■ **DATA EXCERPT**:
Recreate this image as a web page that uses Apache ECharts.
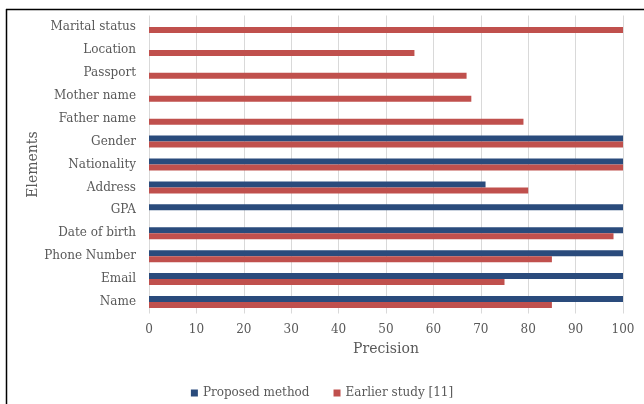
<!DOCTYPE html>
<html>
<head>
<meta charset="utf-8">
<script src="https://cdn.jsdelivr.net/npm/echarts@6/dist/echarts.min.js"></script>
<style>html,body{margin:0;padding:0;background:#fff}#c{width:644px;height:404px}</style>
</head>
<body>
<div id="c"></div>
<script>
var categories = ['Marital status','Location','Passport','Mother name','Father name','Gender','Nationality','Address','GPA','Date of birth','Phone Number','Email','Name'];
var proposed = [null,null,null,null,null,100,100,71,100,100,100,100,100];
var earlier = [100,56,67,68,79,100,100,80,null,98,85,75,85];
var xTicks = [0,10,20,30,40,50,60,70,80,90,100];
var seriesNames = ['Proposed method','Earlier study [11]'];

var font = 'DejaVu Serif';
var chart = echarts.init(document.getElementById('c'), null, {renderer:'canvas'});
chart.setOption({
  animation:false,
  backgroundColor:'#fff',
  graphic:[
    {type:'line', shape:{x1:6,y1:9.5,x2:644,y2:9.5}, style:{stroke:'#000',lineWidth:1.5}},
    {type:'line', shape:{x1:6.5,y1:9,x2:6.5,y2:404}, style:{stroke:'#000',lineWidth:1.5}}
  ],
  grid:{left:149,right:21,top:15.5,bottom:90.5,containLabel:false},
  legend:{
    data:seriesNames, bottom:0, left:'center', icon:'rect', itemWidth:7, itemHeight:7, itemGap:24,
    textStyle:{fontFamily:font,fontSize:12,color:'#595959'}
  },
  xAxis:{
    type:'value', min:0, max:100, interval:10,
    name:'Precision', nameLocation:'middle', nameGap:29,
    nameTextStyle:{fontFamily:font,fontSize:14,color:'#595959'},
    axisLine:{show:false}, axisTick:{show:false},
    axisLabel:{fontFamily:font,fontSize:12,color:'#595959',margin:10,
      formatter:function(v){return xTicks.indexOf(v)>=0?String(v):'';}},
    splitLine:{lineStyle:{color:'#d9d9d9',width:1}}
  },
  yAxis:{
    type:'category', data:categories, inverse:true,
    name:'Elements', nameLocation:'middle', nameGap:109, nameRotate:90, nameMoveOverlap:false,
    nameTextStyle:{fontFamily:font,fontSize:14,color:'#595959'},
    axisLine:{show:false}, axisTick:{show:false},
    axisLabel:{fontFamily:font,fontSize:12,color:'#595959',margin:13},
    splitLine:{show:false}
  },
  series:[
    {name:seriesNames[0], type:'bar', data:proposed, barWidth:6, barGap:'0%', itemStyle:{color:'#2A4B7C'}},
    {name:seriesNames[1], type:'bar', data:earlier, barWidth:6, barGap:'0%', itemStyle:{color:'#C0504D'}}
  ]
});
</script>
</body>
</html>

■ **EXERCISE GOAL**:
Return the listing above unchanged, apart from dropping its pictures.

■ **OUTPUT BELOW**:
Recreate this image as a web page that uses Apache ECharts.
<!DOCTYPE html>
<html>
<head>
<meta charset="utf-8">
<script src="https://cdn.jsdelivr.net/npm/echarts@6/dist/echarts.min.js"></script>
<style>html,body{margin:0;padding:0;background:#fff}#c{width:644px;height:404px}</style>
</head>
<body>
<div id="c"></div>
<script>
var categories = ['Marital status','Location','Passport','Mother name','Father name','Gender','Nationality','Address','GPA','Date of birth','Phone Number','Email','Name'];
var proposed = [null,null,null,null,null,100,100,71,100,100,100,100,100];
var earlier = [100,56,67,68,79,100,100,80,null,98,85,75,85];
var xTicks = [0,10,20,30,40,50,60,70,80,90,100];
var seriesNames = ['Proposed method','Earlier study [11]'];

var font = 'DejaVu Serif';
var chart = echarts.init(document.getElementById('c'), null, {renderer:'canvas'});
chart.setOption({
  animation:false,
  backgroundColor:'#fff',
  graphic:[
    {type:'line', shape:{x1:6,y1:9.5,x2:644,y2:9.5}, style:{stroke:'#000',lineWidth:1.5}},
    {type:'line', shape:{x1:6.5,y1:9,x2:6.5,y2:404}, style:{stroke:'#000',lineWidth:1.5}}
  ],
  grid:{left:149,right:21,top:15.5,bottom:90.5,containLabel:false},
  legend:{
    data:seriesNames, bottom:0, left:'center', icon:'rect', itemWidth:7, itemHeight:7, itemGap:24,
    textStyle:{fontFamily:font,fontSize:12,color:'#595959'}
  },
  xAxis:{
    type:'value', min:0, max:100, interval:10,
    name:'Precision', nameLocation:'middle', nameGap:29,
    nameTextStyle:{fontFamily:font,fontSize:14,color:'#595959'},
    axisLine:{show:false}, axisTick:{show:false},
    axisLabel:{fontFamily:font,fontSize:12,color:'#595959',margin:10,
      formatter:function(v){return xTicks.indexOf(v)>=0?String(v):'';}},
    splitLine:{lineStyle:{color:'#d9d9d9',width:1}}
  },
  yAxis:{
    type:'category', data:categories, inverse:true,
    name:'Elements', nameLocation:'middle', nameGap:109, nameRotate:90, nameMoveOverlap:false,
    nameTextStyle:{fontFamily:font,fontSize:14,color:'#595959'},
    axisLine:{show:false}, axisTick:{show:false},
    axisLabel:{fontFamily:font,fontSize:12,color:'#595959',margin:13},
    splitLine:{show:false}
  },
  series:[
    {name:seriesNames[0], type:'bar', data:proposed, barWidth:6, barGap:'0%', itemStyle:{color:'#2A4B7C'}},
    {name:seriesNames[1], type:'bar', data:earlier, barWidth:6, barGap:'0%', itemStyle:{color:'#C0504D'}}
  ]
});
</script>
</body>
</html>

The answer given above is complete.